Mitten in den Reben von Hallau: Andrea Davaz sieht Potenzial in den Schaffhauser Weinen.

Starkes Blauburgunderland. Andrea Davaz ist überzeugt vom Potenzial des Schaffhauserlands. «Wir können hier sehr gute rote Weine machen, aber auch die Weissen wie Sauvignon blanc, Pinot blanc, Pinot gris, Chardonnay und Müller-Thurgau gedeihen hier bestens». Gehobene Weine in Kleinmengen, Spezialitäten und Barriqueweine produziert Davaz im Partnerbetrieb Lindenhof in Osterfingen.
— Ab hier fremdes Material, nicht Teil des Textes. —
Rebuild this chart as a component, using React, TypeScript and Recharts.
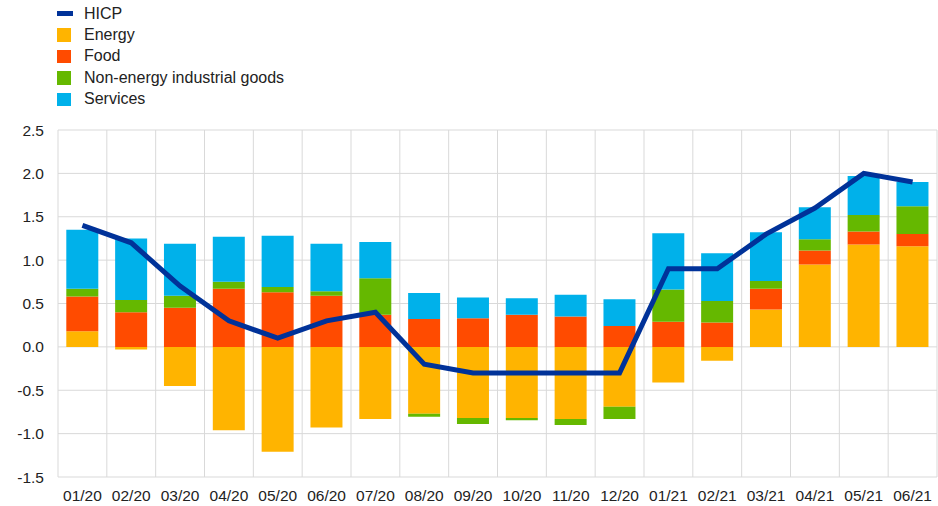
import { ComposedChart, Bar, Line, XAxis, YAxis, CartesianGrid, Legend } from 'recharts';

const months = ['01/20', '02/20', '03/20', '04/20', '05/20', '06/20', '07/20', '08/20', '09/20', '10/20', '11/20', '12/20', '01/21', '02/21', '03/21', '04/21', '05/21', '06/21'];
const hicp = [1.4, 1.2, 0.7, 0.3, 0.1, 0.3, 0.4, -0.2, -0.3, -0.3, -0.3, -0.3, 0.9, 0.9, 1.3, 1.6, 2.0, 1.9];
const energy = [0.18, -0.03, -0.45, -0.96, -1.21, -0.93, -0.83, -0.77, -0.82, -0.82, -0.83, -0.69, -0.41, -0.16, 0.43, 0.95, 1.18, 1.16];
const food = [0.4, 0.4, 0.45, 0.67, 0.63, 0.59, 0.37, 0.32, 0.33, 0.37, 0.35, 0.24, 0.29, 0.28, 0.24, 0.16, 0.15, 0.14];
const neig = [0.09, 0.14, 0.14, 0.08, 0.06, 0.05, 0.42, -0.035, -0.07, -0.025, -0.07, -0.14, 0.37, 0.25, 0.09, 0.13, 0.19, 0.32];
const services = [0.68, 0.71, 0.6, 0.52, 0.59, 0.55, 0.42, 0.3, 0.24, 0.19, 0.25, 0.31, 0.65, 0.55, 0.56, 0.37, 0.45, 0.28];
const yTicks = [-1.5, -1.0, -0.5, 0.0, 0.5, 1.0, 1.5, 2.0, 2.5];

const data = months.map((m, i) => ({
  month: m,
  hicp: hicp[i],
  energy: energy[i],
  food: food[i],
  neig: neig[i],
  services: services[i],
}));

const legendItems = [
  { name: 'HICP', color: '#003299', line: true },
  { name: 'Energy', color: '#FFB400' },
  { name: 'Food', color: '#FF4B00' },
  { name: 'Non-energy industrial goods', color: '#65B800' },
  { name: 'Services', color: '#00B1EA' },
];

const font = '"Liberation Sans", Arial, sans-serif';

function LegendBox() {
  return (
    <div style={{ boxSizing: 'border-box', height: 110, paddingLeft: 57, paddingTop: 3, fontFamily: font, fontSize: 16, color: '#222' }}>
      {legendItems.map(item => (
        <div key={item.name} style={{ display: 'flex', alignItems: 'center', height: 21.4 }}>
          <div style={{ width: 16, display: 'flex', justifyContent: 'flex-start', marginRight: 11 }}>
            <div style={{ width: item.line ? 16 : 13.5, height: item.line ? 5 : 13.5, background: item.color }} />
          </div>
          <span>{item.name}</span>
        </div>
      ))}
    </div>
  );
}

export default function App() {
  return (
    <div style={{ position: 'absolute', left: 0, top: 0, width: 938, height: 506, background: '#fff' }}>
      <ComposedChart
        width={938}
        height={506}
        data={data}
        stackOffset="sign"
        barCategoryGap="17%"
        margin={{ top: 20, right: 1, bottom: 0, left: 0 }}
      >
        <Legend verticalAlign="top" align="left" wrapperStyle={{ top: 0, left: 0 }} content={() => <LegendBox />} />
        <CartesianGrid
          stroke="#d9d9d9"
          strokeWidth={1}
          verticalCoordinatesGenerator={({ offset }: any) =>
            months.map((_, i) => offset.left + (i * offset.width) / months.length).concat(offset.left + offset.width)
          }
        />
        <XAxis
          dataKey="month"
          tickLine={false}
          axisLine={false}
          height={29}
          interval={0}
          tickMargin={7}
          tick={{ fontFamily: font, fontSize: 15.5, fill: '#222' }}
        />
        <YAxis
          domain={[-1.5, 2.5]}
          ticks={yTicks}
          width={58}
          tickLine={false}
          axisLine={false}
          tickMargin={8}
          tickFormatter={(v: number) => v.toFixed(1)}
          tick={{ fontFamily: font, fontSize: 15.5, fill: '#222' }}
        />
        <Bar dataKey="energy" stackId="a" fill="#FFB400" isAnimationActive={false} />
        <Bar dataKey="food" stackId="a" fill="#FF4B00" isAnimationActive={false} />
        <Bar dataKey="neig" stackId="a" fill="#65B800" isAnimationActive={false} />
        <Bar dataKey="services" stackId="a" fill="#00B1EA" isAnimationActive={false} />
        <Line dataKey="hicp" type="linear" stroke="#003299" strokeWidth={5} dot={false} isAnimationActive={false} />
      </ComposedChart>
    </div>
  );
}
Mit diesem kleinen Gut will er bewusst in einer hohen Liga mitspielen. Und er sagt, was viele nicht gerne hören: «Die Kleinen sind das Salz in der Suppe. Schaffhausen braucht mehr innovative Vorzeigewinzer wie Ruch, Baumann, Aagne, Stamm. Man sollte sie nicht als Exoten, sondern als Markt-Lokomotiven sehen.» Genau solche Lokomotiven brauche es - und brauche auch er: Im Graubünden heisst sein Nachbar Daniel Gantenbein, in Italien, wo sein Bruder ein Weingut führt, ist es Angelo Gaja. «Der Markt verlangt neben Typizität vor allem nach Gesichtern,» ist Andrea Davaz, der Retter des Rimuss und dem Verfechter des Schaffhauser Schaumweins, überzeugt. Und setzt alles daran, dem Strada und dem Lindenhof ein solches Gesicht zu geben.

 

>> Zur Person: Andrea Davaz, *1964, Inhaber der Davaz Holding mit einem Weingut in Fläsch und drei Weinhandlungen. Bis 2018 Bündner Grossrat. Anfang 2018 Übernahme der Rimuss- und Weinkellerei Rahm in Hallau und Umbenennung in Rimuss & Strada Wein AG.